PLPCO does the bidding of the governor. It's not clear that any study by them is unbiased. Rather than go through their entire study, I'd like to see a financial feasibility study by a group without an obvious conflict of interest. Are there any? Maybe something like a CBO report?


----------



## Vanilla

Because you're going to review such a study with such an unbiased eye? 

Just for record, this report shows a bleak outlook for the finances without maximum returns on leases and extraction royalties. Maybe take 5 minutes to read a Trib article about this before you suggest the report is incorrect and biased.


----------



## paddler

Vanilla said:


> Because you're going to review such a study with such an unbiased eye?
> 
> Just for record, this report shows a bleak outlook for the finances without maximum returns on leases and extraction royalties. Maybe take 5 minutes to read a Trib article about this before you suggest the report is incorrect and biased.


Is there a Trib article about the financial feasibility? Life's too short to read a report written by Herbert's lackeys. I am completely unbiased when it comes to reviewing factual information.


----------



## Vanilla

paddler said:


> I am completely unbiased when it comes to reviewing factual information.


Clearly...


----------



## Springville Shooter

These guys can't even read a form letter from the senator with an unbiased eye. I actually thought that I recognized a slight shift of position that might be a reflection of the senator listening to his constituents. He did say that he does not support the sale of lands......is that not progress? I disagree with him that the state has the ability to better manage lands on a large scale but thought that he explained his position adequately. I agree with his statements regarding the shortcomings of the federal government but I'm not sold on the solution. 

I also think it's great that concerned folks are writing letters and expressing concern. I see evidence of the impact of this message. That's how it's supposed to work. You may get a form letter back, but don't think that no one is keeping score. Public opinion is what politics is all about. I wonder what the form letter says to all those writing in favor of transfering lands to the state? ------SS


----------



## Springville Shooter

paddler said:


> Is there a LIB article about the financial feasibility? Life's too short to read a report written by Herbert's lackeys. I am completely biased when it comes to reviewing information.
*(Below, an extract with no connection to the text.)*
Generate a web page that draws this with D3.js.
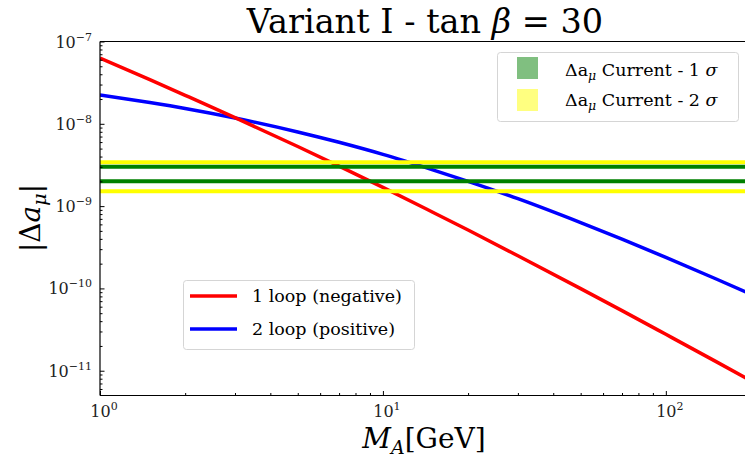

.......there, fixed it for you.-----SS


----------



## paddler

Springville Shooter said:


> These guys can't even read a form letter from the senator with an unbiased eye. I actually thought that I recognized a slight shift of position that might be a reflection of the senator listening to his constituents. He did say that he does not support the sale of lands......is that not progress? I disagree with him that the state has the ability to better manage lands on a large scale but thought that he explained his position adequately. I agree with his statements regarding the shortcomings of the federal government but I'm not sold on the solution.
> 
> I also think it's great that concerned folks are writing letters and expressing concern. I see evidence of the impact of this message. That's how it's supposed to work. You may get a form letter back, but don't think that no one is keeping score. Public opinion is what politics is all about. I wonder what the form letter says to all those writing in favor of transfering lands to the state? ------SS


So, you actually thought you saw a *slight* shift....? Now that's what I call verifiable information. What did he say about BENM?



Springville Shooter said:


> .......there, fixed it for you.-----SS


Thanks! Seriously, is there an unbiased feasibility report?


----------



## backcountry

Vanilla said:


> backcountry, that is discussed to some extent in the almost 800 page report that was completed.


Thanks for the link, Vanilla. For some reason I could not get the pdfs to download from that site but found a pdf of the document. Glad to see they have done a thorough analysis. Will take me a while to even skim through that beast but saw a couple areas to hone in on.

Thanks!


----------



## Springville Shooter

paddler said:


> Thanks! Seriously, is there an unbiased feasibility report?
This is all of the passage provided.